Embraer SA won a regional-jet order valued at $2.4 billion from a U.S. commuter carrier while Bombardier Inc. sought firm purchases for its embattled CSeries after getting commitments to buy the planes.
Trans States Holdings Inc. agreed to buy 50 of the E175-E2 model, Embraer said today at the Farnborough Air Show near London. Bombardier reached a tentative 20-jet deal with China’s Zhejiang Loong Airlines Co. for the new CSeries, which is missing the industry’s biggest expo after an engine fire.
Embraer’s deal and Bombardier’s quest for more customers for the CSeries highlight the divergent approaches at the two biggest makers of regional aircraft. Sao Jose dos Campos, Brazil-based Embraer is upgrading its signature E-jet family, while Bombardier has struggled for customers for the CSeries, whose larger size pits it against traditional airliners.

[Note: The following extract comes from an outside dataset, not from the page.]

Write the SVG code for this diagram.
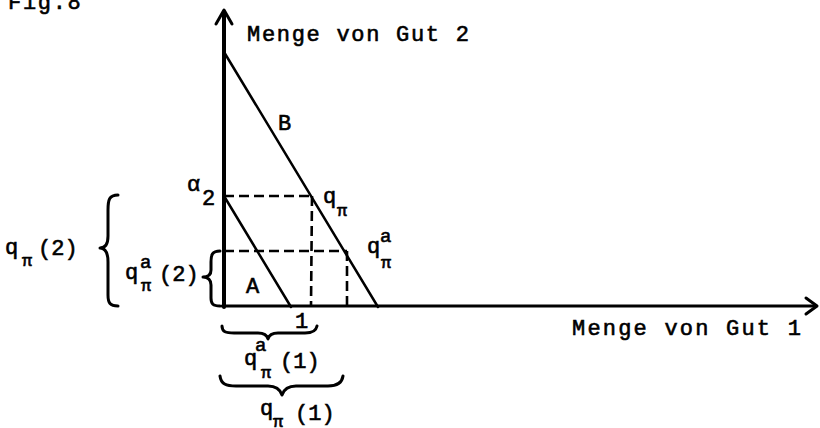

“The whole Embraer strategy is, ‘Let’s stay in our niche and let’s be the strongest player,’” Cai Von Rumohr, a Cowen Securities LLC analyst, said in a telephone interview from Boston. “The CSeries is aimed at a relatively small niche.”
Trans States controls Trans States, Compass and GoJet airlines, which make regional flights for mainline U.S. carriers including United Airlines. Bridgeton, Missouri-based Trans States also has an option to purchase 50 more E-Jets.
Embraer said firming up the Trans States order would give the company a backlog of 150 E175-E2 jets. The E175-E2 lists for $48.3 million; buyers typically get discounts. Embraer also has orders for 50 E190-E2 and 50 E195-E2 planes, according to a filing.
While Bombardier’s Chinese sales accord isn’t yet a firm order, that agreement -- and its list value of $1.28 billion -- added to optimism that the CSeries may finally be gaining ground. On July 12, lessor Falko Regional Aircraft Ltd. signed letters of intent for as many as 24 CSeries jets from Montreal-based Bombardier.
Neither of those deal announcements gave a timeline for a firm order. The CSeries had 203 orders heading into the Farnborough show, short of the goal of 300 by the time the plane enters commercial service in 2015’s second half.
Bombardier’s widely traded Class B shares rose 1.6 percent, the most in a month, to C$3.83 at the close in Toronto. Embraer gained 3.3 percent to 22.07 reais in Sao Paulo.
Bombardier also said that it signed a letter of intent to sell four CSeries planes to Petra Airlines and converted a previous agreement with Falcon Aviation to a two-jet order.
The setbacks for the CSeries include schedule delays and cost overruns, and the four-plane test fleet was grounded after a May incident in which an engine caught fire during a ground trial. Bombardier and engine maker Pratt & Whitney said they are working on fixes to pave the way for resuming test flights in a matter of weeks.